Well into its fourth day, pro-immigrant and LGBTQ activists called off their hunger strike after the SanTana city council failed to void its decade-long contract with Immigration and Customs Enforcement (ICE). Jorge Gutierrez, Deyaniera Garcia and Jennicet Gutierrez camped out at Sasscer Park in downtown but the hunger strike didn’t end there.
Backed by grassroots organizations like RAIZ, Orange County Immigrant Youth United (OCIYU) and Familia: Trans Queer Liberation Movement, the three held a candlelight vigil last evening outside the home of councilman Vince Sarmiento in protest. Two days into the fast, the SanTana city council discussed its contract to rent city jail bed space to ICE for $105 a day per detainee. The Tuesday meeting was a rancorous one, with Donald Trump supporters calling on the council to renew the contract.

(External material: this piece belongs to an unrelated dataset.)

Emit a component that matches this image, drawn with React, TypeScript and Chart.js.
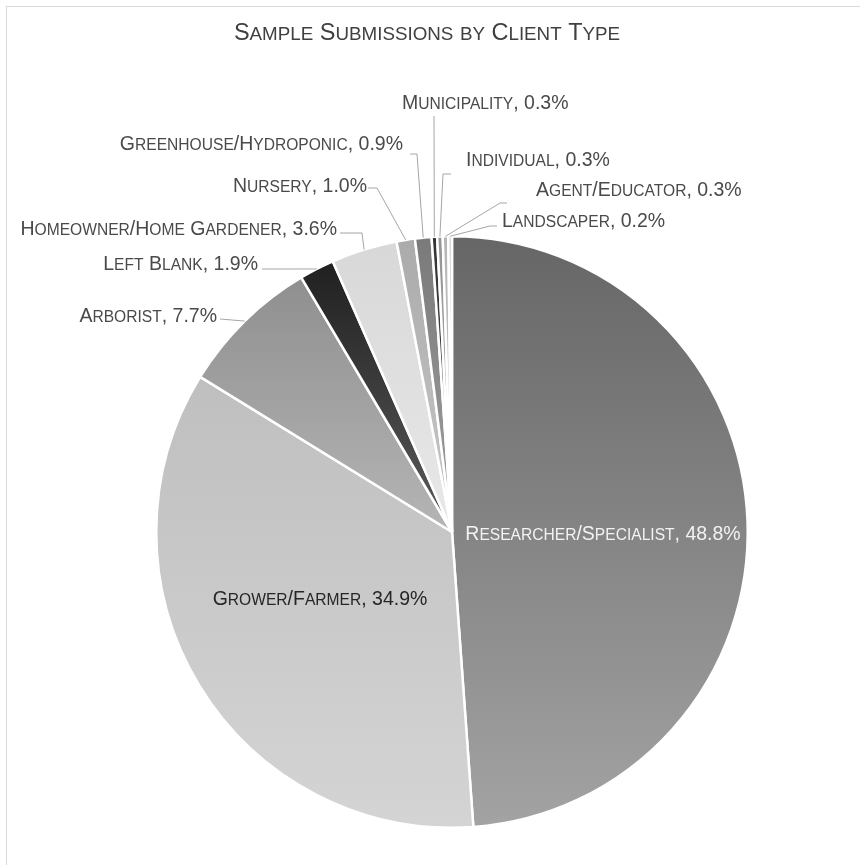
import React, { useEffect, useRef } from "react";
import { Chart, registerables } from "chart.js";

Chart.register(...registerables);

// ---------- data ----------
const titleText = "Sample Submissions by Client Type";
const categories = [
  "Researcher/Specialist",
  "Grower/Farmer",
  "Arborist",
  "Left Blank",
  "Homeowner/Home Gardener",
  "Nursery",
  "Greenhouse/Hydroponic",
  "Municipality",
  "Individual",
  "Agent/Educator",
  "Landscaper",
];
const shares = [48.8, 34.9, 7.7, 1.9, 3.6, 1.0, 0.9, 0.3, 0.3, 0.3, 0.2];

// ---------- style ----------
const topColors = ["#666666", "#bfbfbf", "#8f8f8f", "#202020", "#d8d8d8", "#ababab", "#7a7a7a", "#333333", "#959595", "#b5b5b5", "#cdcdcd"];
const bottomColors = ["#a3a3a3", "#d4d4d4", "#b5b5b5", "#5c5c5c", "#e8e8e8", "#c8c8c8", "#a0a0a0", "#555555", "#b0b0b0", "#cccccc", "#dedede"];

const FONT = "'Liberation Sans', Arial, sans-serif";
const LABEL_SIZE = 19.5;
const TITLE_SIZE = 23.5;
const SMALL_RATIO = 0.8;
const OUT_COLOR = "#4a4a4a";

type Align = "left" | "right" | "center";
interface LabelLayout {
  dx: number;
  dy: number;
  align: Align;
  color: string;
  leader?: [number, number][];
}
// offsets relative to the pie centre
const labelLayout: LabelLayout[] = [
  { dx: 151, dy: 1, align: "center", color: "#f2f2f2" },
  { dx: -132, dy: 66, align: "center", color: "#262626" },
  { dx: -235, dy: -217, align: "right", color: OUT_COLOR, leader: [[-232, -213]] },
  { dx: -194, dy: -269, align: "right", color: OUT_COLOR, leader: [[-190, -263]] },
  { dx: -115, dy: -304, align: "right", color: OUT_COLOR, leader: [[-112, -299], [-90, -299]] },
  { dx: -85, dy: -347, align: "right", color: OUT_COLOR, leader: [[-84, -344], [-75, -344]] },
  { dx: -49, dy: -389, align: "right", color: OUT_COLOR, leader: [[-42, -378], [-35, -378]] },
  { dx: -50, dy: -430, align: "left", color: OUT_COLOR, leader: [[-18, -416]] },
  { dx: 14, dy: -373, align: "left", color: OUT_COLOR, leader: [[-1, -358], [-9, -358]] },
  { dx: 84, dy: -343, align: "left", color: OUT_COLOR, leader: [[55, -329], [48, -329]] },
  { dx: 50, dy: -312, align: "left", color: OUT_COLOR, leader: [[45, -306], [38, -306]] },
];

function drawSmallCaps(
  ctx: CanvasRenderingContext2D,
  text: string,
  x: number,
  cy: number,
  size: number,
  align: Align,
  color: string
) {
  const small = size * SMALL_RATIO;
  const runs: { t: string; s: number }[] = [];
  for (const ch of text) {
    const lower = ch !== ch.toUpperCase();
    const s = lower ? small : size;
    const c = lower ? ch.toUpperCase() : ch;
    if (runs.length && runs[runs.length - 1].s === s) runs[runs.length - 1].t += c;
    else runs.push({ t: c, s });
  }
  let total = 0;
  const widths: number[] = [];
  for (const r of runs) {
    ctx.font = `${r.s}px ${FONT}`;
    const w = ctx.measureText(r.t).width;
    widths.push(w);
    total += w;
  }
  let sx = x;
  if (align === "center") sx = x - total / 2;
  else if (align === "right") sx = x - total;
  const baseline = cy + (size * 0.716) / 2;
  ctx.fillStyle = color;
  ctx.textAlign = "left";
  ctx.textBaseline = "alphabetic";
  runs.forEach((r, i) => {
    ctx.font = `${r.s}px ${FONT}`;
    ctx.fillText(r.t, sx, baseline);
    sx += widths[i];
  });
}

function sliceGradient(chart: any, index: number) {
  const area = chart.chartArea;
  if (!area) return topColors[index];
  const cx = (area.left + area.right) / 2;
  const cy = (area.top + area.bottom) / 2;
  const R = (Math.min(area.right - area.left, area.bottom - area.top) - 2) / 2;
  const total = shares.reduce((a, b) => a + b, 0);
  let cum = 0;
  for (let i = 0; i < index; i++) cum += shares[i];
  const a0 = -Math.PI / 2 + (2 * Math.PI * cum) / total;
  const a1 = a0 + (2 * Math.PI * shares[index]) / total;
  const ys = [cy, cy + R * Math.sin(a0), cy + R * Math.sin(a1)];
  for (const k of [-Math.PI / 2, Math.PI / 2, (3 * Math.PI) / 2]) {
    if (k > a0 && k < a1) ys.push(cy + R * Math.sin(k));
  }
  const y0 = Math.min(...ys);
  const y1 = Math.max(...ys);
  const g = chart.ctx.createLinearGradient(0, y0, 0, y1 === y0 ? y0 + 1 : y1);
  g.addColorStop(0, topColors[index]);
  g.addColorStop(1, bottomColors[index]);
  return g;
}

const framePlugin = {
  id: "frame",
  beforeDraw(chart: any) {
    const ctx = chart.ctx as CanvasRenderingContext2D;
    ctx.save();
    ctx.fillStyle = "#ffffff";
    ctx.fillRect(0, 0, chart.width, chart.height);
    ctx.strokeStyle = "#d9d9d9";
    ctx.lineWidth = 1;
    ctx.strokeRect(6.5, 6.5, chart.width + 20, chart.height + 20);
    drawSmallCaps(ctx, titleText, 427, 32, TITLE_SIZE, "center", "#404040");
    ctx.restore();
  },
};

const labelPlugin = {
  id: "sliceLabels",
  afterDatasetsDraw(chart: any) {
    const ctx = chart.ctx as CanvasRenderingContext2D;
    const meta = chart.getDatasetMeta(0);
    ctx.save();
    meta.data.forEach((arc: any, i: number) => {
      const lay = labelLayout[i];
      if (!lay) return;
      const { x, y, startAngle, endAngle, outerRadius } = arc.getProps(
        ["x", "y", "startAngle", "endAngle", "outerRadius"],
        true
      );
      const mid = (startAngle + endAngle) / 2;
      if (lay.leader) {
        ctx.strokeStyle = "#a6a6a6";
        ctx.lineWidth = 1;
        ctx.beginPath();
        lay.leader.forEach((p, k) => {
          if (k === 0) ctx.moveTo(x + p[0], y + p[1]);
          else ctx.lineTo(x + p[0], y + p[1]);
        });
        ctx.lineTo(x + outerRadius * Math.cos(mid), y + outerRadius * Math.sin(mid));
        ctx.stroke();
      }
      const text = `${categories[i]}, ${shares[i].toFixed(1)}%`;
      drawSmallCaps(ctx, text, x + lay.dx, y + lay.dy, LABEL_SIZE, lay.align, lay.color);
    });
    ctx.restore();
  },
};

export default function App() {
  const canvasRef = useRef<HTMLCanvasElement | null>(null);

  useEffect(() => {
    document.body.style.margin = "0";
    const canvas = canvasRef.current;
    if (!canvas) return;
    const chart = new Chart(canvas, {
      type: "pie",
      data: {
        labels: categories,
        datasets: [
          {
            data: shares,
            backgroundColor: (c: any) => sliceGradient(c.chart, c.dataIndex),
            borderColor: "#ffffff",
            borderWidth: 2.5,
          },
        ],
      },
      options: {
        responsive: false,
        animation: false,
        devicePixelRatio: 1,
        layout: { padding: { left: 155, right: 111, top: 235, bottom: 36 } },
        plugins: {
          legend: { display: false },
          tooltip: { enabled: false },
          title: { display: false },
        },
      },
      plugins: [framePlugin, labelPlugin],
    });
    return () => chart.destroy();
  }, []);

  return (
    <div style={{ width: 860, height: 865, position: "relative" }}>
      <canvas ref={canvasRef} width={860} height={865} style={{ display: "block" }} />
    </div>
  );
}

After a lengthy debate, the all-Latino council voted to end its deal with ICE…when it expires on June 30, 2020. They also directed city manager David Cavazos to commission a $50,000 jail reuse study. Both votes were unanimous affairs, save for councilwoman Michele Martinez who was absent for the meeting. The hunger strike also called for the immediate release of transgender immigrant detainees, but Cavazos gained authorization for an ICE pilot program for transgender detention care. Needless to say, further foot dragging only served to anger hunger strikers and activists alike who vow to hold elected officials accountable.
The candlelight vigil outside the Sarmiento household marked the first action in that effort. Residents inside the mansion closed the blinds and locked a gate once activists assembled outside. The three hunger strikers walked up the councilman’s driveway with sunflowers in hand. “We want to make sure he gets a clear message of why the community decided to have a vigil here,” Jorge Gutierrez said, citing Sarmiento’s vote. “He did not stand with the community. He is in collaboration with ICE.” They laid the sunflowers down on the pavement with a protest sign reading, “Sarmiento cancel the ICE contract now.”
Activists vowed to hold Sarmiento and his colleagues accountable. “Councilman Sarmiento has really tried to champion immigration as his issue,” says OCIYU’s Hairo Cortes. A series of symbolic resolutions the SanTana city council has passed on national immigration issues over the years while leaving its local contract with ICE untouched leaves much to be desired. “Here, Sarmiento had an opportunity to do something substantive,” Cortes adds, “and he failed on that end.”
Deyaneira Garcia, the 18-year-old Segerstrom High School senior who fasted for the cause, spoke before council on Tuesday evening. Right before she walked up to speak during public comments, a Trump supporter barked “I hope they die” in reference to the hunger strikers. But at least the Know Nothings acknowledged them, unlike the council members. “They never once referred to the hunger strikers,” Garcia says. “I felt very undermined.” The young activist shamed the city council by wishing them an enjoyable meal after the meeting while she continued her fast. Councilwoman Martinez made up for missing the meeting by visiting the Sasscer Park encampment yesterday around noon.
Despite being famished for four days and not swaying the council members with the hunger strike efforts, Garcia remains incredibly upbeat. “We had folks staying up 24/7 just taking care of us,” Garcia says. “My tummy has been filled with all the love and support the community has shown.”
She left for home after the half-hour vigil ended at 8 p.m. to finally grab a bite to eat.